The points in which the lines in S1 cut the planes corresponding to them in S2 are therefore the same as the points in which the lines in S2 cut the planes corresponding to them in S1.
The locus of these points is a surface which is cut by a plane in a conic or in a line-pair and by a line in not more than two points unless it lies altogether on the surface. The surface itself is therefore called a quadric surface, or a surface of the second order.
To prove this we consider any line p in space.
The flat pencil in S1 which lies in the plane drawn through p and the corresponding axial pencil in S2 determine on p two projective rows, and those points in these which coincide with their corresponding points lie on the surface. But there exist only two, or one, or no such points, unless every point coincides with its corresponding point. In the latter case the line lies altogether on the surface.

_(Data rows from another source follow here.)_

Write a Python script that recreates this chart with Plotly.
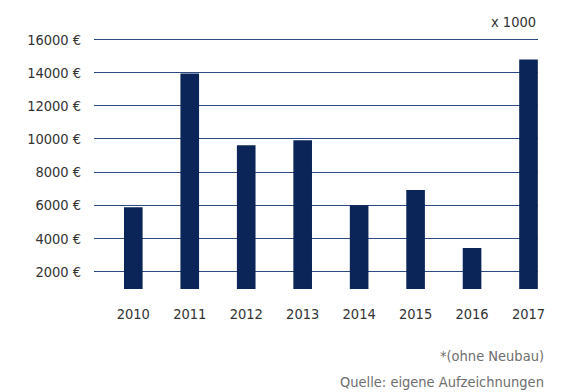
import plotly.graph_objects as go

years = ["2010", "2011", "2012", "2013", "2014", "2015", "2016", "2017"]
values = [5880, 13950, 9620, 9920, 6000, 6920, 3420, 14800]

y_ticks = [2000, 4000, 6000, 8000, 10000, 12000, 14000, 16000]
y_labels = [f"{v} €" for v in y_ticks]

FONT = "Liberation Sans Narrow, DejaVu Sans Condensed, Arial Narrow, sans-serif"
BAR = "#0b2559"
GRID = "#2e4a82"
FS = 14.5

fig = go.Figure()
fig.add_trace(go.Bar(
    x=list(range(len(years))),
    y=values,
    width=0.33,
    marker=dict(color=BAR, line=dict(width=0)),
    hoverinfo="skip",
))

fig.update_layout(
    width=576, height=392,
    margin=dict(l=94, r=38, t=37, b=103),
    paper_bgcolor="white", plot_bgcolor="white",
    showlegend=False,
    font=dict(family=FONT, size=FS, color="#333333"),
    xaxis=dict(
        range=[-0.696, 7.168],
        tickmode="array",
        tickvals=list(range(len(years))),
        ticktext=years,
        showgrid=False, zeroline=False, showline=False,
        ticks="outside", ticklen=12, tickcolor="rgba(0,0,0,0)",
        tickfont=dict(family=FONT, size=FS, color="#333333"),
    ),
    yaxis=dict(
        range=[950, 16150],
        tickmode="array",
        tickvals=y_ticks,
        ticktext=y_labels,
        showgrid=True, gridcolor=GRID, gridwidth=1.2,
        zeroline=False, showline=False,
        ticks="outside", ticklen=9, tickcolor="rgba(0,0,0,0)",
        tickfont=dict(family=FONT, size=FS, color="#333333"),
    ),
    annotations=[
        dict(text="x 1000", xref="paper", yref="paper", x=1.0, y=1.0,
             xanchor="right", yanchor="middle", yshift=15, showarrow=False,
             font=dict(family=FONT, size=FS, color="#333333")),
        dict(text="*(ohne Neubau)", xref="paper", yref="paper", x=1.0, y=0.0,
             xanchor="right", yanchor="middle", xshift=8, yshift=-67, showarrow=False,
             font=dict(family=FONT, size=FS, color="#6e6e6e")),
        dict(text="Quelle: eigene Aufzeichnungen", xref="paper", yref="paper", x=1.0, y=0.0,
             xanchor="right", yanchor="middle", xshift=8, yshift=-93, showarrow=False,
             font=dict(family=FONT, size=FS, color="#6e6e6e")),
    ],
)

fig.write_html("out.html", config={"displayModeBar": False},
               post_script="document.body.style.margin='0';")
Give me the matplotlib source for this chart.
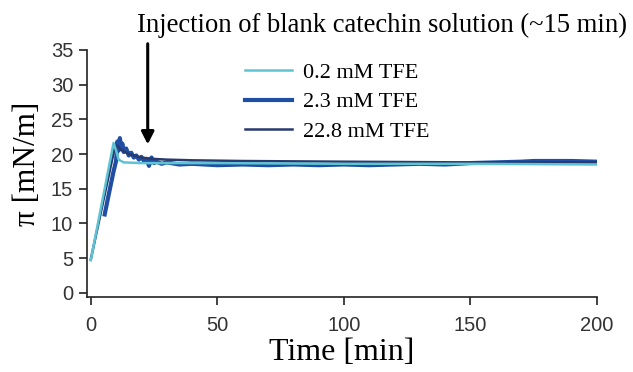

This proves also that a plane cuts the surface in a curve of the second order, as no line can have more than two points in common with it. To show that this is a curve of the same kind as those considered before, we have to show that it can be generated by projective flat pencils. We prove first that this is true for any plane through the centre of one of the pencils, and afterwards that every point on the surface may be taken as the centre of such pencil. Let then α1 be a plane through S1. To the flat pencil in S1 which it contains corresponds in S2 a projective axial pencil with axis a2 and this cuts α1 in a second flat pencil. These two flat pencils in α1 are projective, and, in general, neither concentric nor perspective. They generate therefore a conic. But if the line a2 passes through S1 the pencils will have S1 as common centre, and may therefore have two, or one, or no lines united with their corresponding lines. The section of the surface by the plane α1 will be accordingly a line-pair or a single line, or else the plane α1 will have only the point S1 in common with the surface.
Every line l1 through S1 cuts the surface in two points, viz. first in S1 and then at the point where it cuts its corresponding plane. If now the corresponding plane passes through S1, as in the case just considered, then the two points where l1 cuts the surface coincide at S1, and the line is called a tangent to the surface with S1 as point of contact. Hence if l1 be a tangent, it lies in that plane τ1 which corresponds to the line S2S1 as a line in the pencil S2. The section of this plane has just been considered. It follows that—
All tangents to quadric surface at the centre of one of the reciprocal pencils lie in a plane which is called the tangent plane to the surface at that point as point of contact.
To the line joining the centres of the two pencils as a line in one corresponds in the other the tangent plane at its centre.
The tangent plane to a quadric surface either cuts the surface in two lines, or it has only a single line, or else only a single point in common with the surface.
In the first case the point of contact is said to be hyperbolic, in the second parabolic, in the third elliptic.